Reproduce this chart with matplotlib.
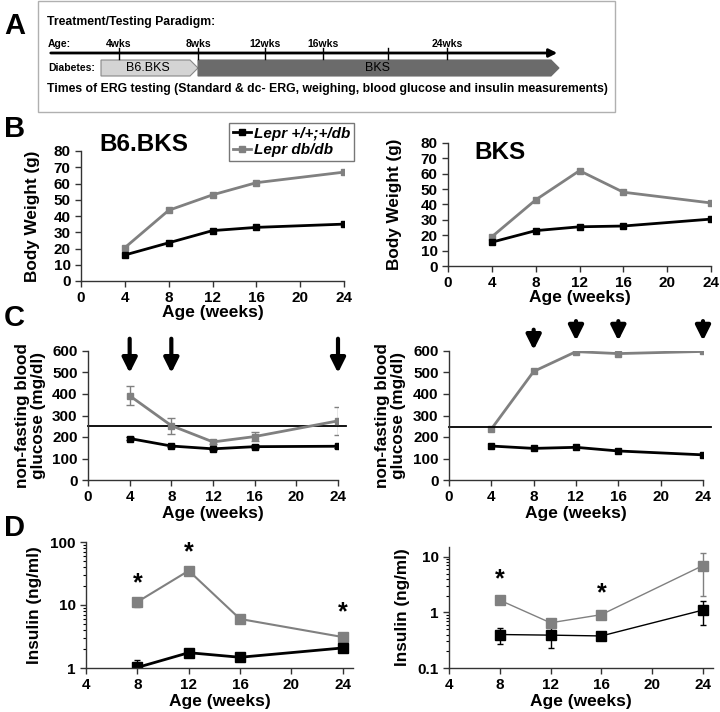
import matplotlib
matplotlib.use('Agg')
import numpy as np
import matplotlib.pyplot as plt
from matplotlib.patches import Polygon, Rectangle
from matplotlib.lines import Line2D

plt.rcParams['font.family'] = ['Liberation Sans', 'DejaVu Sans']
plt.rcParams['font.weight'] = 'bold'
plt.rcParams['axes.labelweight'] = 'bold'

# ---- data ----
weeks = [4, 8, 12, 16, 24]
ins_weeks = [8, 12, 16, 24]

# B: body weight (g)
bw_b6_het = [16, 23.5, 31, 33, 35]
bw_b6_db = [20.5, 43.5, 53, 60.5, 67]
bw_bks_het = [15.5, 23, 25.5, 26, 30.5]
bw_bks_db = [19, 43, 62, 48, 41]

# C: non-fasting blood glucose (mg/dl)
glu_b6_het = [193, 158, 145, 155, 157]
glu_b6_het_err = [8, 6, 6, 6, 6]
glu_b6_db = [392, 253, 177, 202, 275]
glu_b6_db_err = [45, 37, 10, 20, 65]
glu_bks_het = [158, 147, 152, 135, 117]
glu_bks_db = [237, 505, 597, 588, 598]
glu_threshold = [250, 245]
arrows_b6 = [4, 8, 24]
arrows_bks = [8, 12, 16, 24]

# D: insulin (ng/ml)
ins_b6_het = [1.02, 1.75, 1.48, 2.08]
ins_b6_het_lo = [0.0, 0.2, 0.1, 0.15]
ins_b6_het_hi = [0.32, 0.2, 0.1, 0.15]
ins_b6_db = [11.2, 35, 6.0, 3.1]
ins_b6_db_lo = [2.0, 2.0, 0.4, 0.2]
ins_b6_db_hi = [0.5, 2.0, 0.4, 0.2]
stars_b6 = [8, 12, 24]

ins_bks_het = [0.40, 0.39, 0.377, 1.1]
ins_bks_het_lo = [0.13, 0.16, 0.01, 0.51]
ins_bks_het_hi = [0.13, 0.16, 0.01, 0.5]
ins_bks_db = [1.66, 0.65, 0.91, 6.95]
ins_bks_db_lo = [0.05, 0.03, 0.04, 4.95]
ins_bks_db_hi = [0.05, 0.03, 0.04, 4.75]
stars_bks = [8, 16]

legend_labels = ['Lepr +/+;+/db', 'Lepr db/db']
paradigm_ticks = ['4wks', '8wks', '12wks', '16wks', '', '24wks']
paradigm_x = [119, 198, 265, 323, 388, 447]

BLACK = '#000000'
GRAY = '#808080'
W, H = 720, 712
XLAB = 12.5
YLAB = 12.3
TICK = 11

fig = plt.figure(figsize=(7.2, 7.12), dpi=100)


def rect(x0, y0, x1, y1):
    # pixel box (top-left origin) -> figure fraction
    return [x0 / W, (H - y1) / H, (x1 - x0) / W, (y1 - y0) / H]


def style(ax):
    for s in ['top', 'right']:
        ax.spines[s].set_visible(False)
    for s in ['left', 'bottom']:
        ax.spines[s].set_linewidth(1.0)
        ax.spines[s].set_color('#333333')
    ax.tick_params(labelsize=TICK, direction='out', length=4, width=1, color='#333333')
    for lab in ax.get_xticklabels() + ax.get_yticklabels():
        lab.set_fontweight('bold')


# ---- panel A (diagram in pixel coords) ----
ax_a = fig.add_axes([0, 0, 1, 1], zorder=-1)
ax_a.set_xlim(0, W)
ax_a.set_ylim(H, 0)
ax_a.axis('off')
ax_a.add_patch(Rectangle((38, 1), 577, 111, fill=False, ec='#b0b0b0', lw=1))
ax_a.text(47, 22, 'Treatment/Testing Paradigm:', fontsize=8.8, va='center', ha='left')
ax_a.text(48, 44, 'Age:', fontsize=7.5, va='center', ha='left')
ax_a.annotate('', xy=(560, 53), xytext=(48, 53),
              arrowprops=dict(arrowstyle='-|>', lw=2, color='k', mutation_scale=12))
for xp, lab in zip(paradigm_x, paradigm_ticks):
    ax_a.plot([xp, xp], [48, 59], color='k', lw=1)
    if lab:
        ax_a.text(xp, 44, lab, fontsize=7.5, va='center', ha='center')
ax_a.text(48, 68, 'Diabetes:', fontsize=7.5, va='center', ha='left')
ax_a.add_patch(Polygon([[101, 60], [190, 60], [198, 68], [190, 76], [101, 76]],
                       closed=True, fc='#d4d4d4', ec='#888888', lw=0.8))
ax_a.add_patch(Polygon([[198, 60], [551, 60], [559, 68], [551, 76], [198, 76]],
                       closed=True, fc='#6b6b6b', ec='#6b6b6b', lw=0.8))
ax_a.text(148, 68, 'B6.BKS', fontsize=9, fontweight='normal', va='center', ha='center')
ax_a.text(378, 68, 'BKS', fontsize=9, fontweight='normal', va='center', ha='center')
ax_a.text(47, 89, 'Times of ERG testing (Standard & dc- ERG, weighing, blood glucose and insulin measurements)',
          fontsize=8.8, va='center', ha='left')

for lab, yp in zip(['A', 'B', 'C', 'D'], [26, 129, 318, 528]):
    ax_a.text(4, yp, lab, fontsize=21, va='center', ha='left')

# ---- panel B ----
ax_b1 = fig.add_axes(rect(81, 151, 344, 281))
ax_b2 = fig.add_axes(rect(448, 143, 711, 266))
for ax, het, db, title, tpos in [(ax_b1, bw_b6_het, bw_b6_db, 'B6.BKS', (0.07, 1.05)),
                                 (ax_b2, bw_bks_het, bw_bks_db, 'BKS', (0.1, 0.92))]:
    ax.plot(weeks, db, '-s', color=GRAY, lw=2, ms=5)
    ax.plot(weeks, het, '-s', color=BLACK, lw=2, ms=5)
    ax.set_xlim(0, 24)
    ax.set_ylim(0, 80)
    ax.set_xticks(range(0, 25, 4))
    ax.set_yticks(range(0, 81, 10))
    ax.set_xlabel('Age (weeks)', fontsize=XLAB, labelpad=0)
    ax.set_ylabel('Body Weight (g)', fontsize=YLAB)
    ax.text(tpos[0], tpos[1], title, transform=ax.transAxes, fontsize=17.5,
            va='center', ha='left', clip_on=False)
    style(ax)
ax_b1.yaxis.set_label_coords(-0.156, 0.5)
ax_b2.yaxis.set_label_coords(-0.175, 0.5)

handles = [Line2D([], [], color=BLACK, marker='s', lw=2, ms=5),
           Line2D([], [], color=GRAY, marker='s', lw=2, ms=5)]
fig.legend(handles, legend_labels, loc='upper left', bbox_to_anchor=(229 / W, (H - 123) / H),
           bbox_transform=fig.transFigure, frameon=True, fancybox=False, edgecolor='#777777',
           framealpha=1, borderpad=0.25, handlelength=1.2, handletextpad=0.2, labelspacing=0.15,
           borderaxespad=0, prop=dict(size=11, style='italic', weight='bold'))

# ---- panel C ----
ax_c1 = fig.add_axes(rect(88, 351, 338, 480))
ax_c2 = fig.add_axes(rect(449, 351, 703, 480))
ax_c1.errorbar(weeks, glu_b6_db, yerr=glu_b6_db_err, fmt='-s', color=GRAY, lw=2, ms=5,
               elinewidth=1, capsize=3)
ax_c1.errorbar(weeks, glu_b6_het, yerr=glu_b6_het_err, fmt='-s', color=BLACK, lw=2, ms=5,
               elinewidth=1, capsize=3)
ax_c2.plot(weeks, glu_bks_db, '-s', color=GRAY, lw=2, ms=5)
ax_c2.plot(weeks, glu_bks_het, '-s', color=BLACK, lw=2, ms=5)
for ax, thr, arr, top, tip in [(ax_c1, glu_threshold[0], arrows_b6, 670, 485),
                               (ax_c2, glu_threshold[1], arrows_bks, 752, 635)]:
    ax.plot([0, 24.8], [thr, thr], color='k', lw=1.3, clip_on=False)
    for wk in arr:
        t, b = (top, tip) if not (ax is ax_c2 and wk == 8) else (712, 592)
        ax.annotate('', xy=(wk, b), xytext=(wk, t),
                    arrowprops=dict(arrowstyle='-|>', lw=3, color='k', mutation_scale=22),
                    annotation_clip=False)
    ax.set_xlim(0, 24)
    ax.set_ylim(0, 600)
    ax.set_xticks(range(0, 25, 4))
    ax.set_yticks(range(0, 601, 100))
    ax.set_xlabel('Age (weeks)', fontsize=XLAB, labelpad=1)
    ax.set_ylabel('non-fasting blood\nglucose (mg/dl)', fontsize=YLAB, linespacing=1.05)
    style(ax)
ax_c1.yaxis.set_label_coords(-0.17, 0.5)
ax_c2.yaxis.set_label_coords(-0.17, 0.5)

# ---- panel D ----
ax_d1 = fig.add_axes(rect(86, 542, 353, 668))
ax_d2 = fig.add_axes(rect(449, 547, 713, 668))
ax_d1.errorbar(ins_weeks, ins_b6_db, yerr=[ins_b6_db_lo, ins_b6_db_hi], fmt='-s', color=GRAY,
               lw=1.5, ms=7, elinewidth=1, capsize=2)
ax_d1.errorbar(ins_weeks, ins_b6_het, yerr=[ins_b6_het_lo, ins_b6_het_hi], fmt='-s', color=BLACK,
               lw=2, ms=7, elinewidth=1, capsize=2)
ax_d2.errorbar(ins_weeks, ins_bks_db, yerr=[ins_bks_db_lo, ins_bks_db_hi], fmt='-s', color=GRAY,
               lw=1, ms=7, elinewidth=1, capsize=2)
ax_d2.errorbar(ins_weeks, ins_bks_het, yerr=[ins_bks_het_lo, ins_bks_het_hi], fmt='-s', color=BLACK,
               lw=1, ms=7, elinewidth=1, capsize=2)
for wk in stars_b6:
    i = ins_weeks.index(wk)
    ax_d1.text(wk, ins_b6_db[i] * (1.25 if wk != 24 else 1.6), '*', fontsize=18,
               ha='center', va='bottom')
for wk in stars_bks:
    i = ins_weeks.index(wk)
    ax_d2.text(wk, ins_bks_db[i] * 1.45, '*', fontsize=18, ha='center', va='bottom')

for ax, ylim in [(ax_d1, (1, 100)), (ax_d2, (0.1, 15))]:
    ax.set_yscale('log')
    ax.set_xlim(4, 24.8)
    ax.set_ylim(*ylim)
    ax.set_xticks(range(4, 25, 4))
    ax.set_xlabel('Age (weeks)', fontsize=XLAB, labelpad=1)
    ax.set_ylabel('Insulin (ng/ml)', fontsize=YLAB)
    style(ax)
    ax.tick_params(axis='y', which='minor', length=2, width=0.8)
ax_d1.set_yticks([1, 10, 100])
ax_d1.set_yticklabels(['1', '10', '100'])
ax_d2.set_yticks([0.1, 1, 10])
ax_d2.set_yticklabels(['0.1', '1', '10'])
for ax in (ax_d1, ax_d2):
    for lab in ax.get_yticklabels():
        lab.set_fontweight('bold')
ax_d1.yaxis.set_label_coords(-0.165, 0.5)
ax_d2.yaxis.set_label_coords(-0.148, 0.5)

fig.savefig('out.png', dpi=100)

----

● **Exercise instructions**: From the top of the listing above, repeat each line exactly until you reach the line containing "ins_weeks = [8, 12, 16, 24]", and repeat that one too. Leave the pictures out.

● **Written response**:
Reproduce this chart with matplotlib.
import matplotlib
matplotlib.use('Agg')
import numpy as np
import matplotlib.pyplot as plt
from matplotlib.patches import Polygon, Rectangle
from matplotlib.lines import Line2D

plt.rcParams['font.family'] = ['Liberation Sans', 'DejaVu Sans']
plt.rcParams['font.weight'] = 'bold'
plt.rcParams['axes.labelweight'] = 'bold'

# ---- data ----
weeks = [4, 8, 12, 16, 24]
ins_weeks = [8, 12, 16, 24]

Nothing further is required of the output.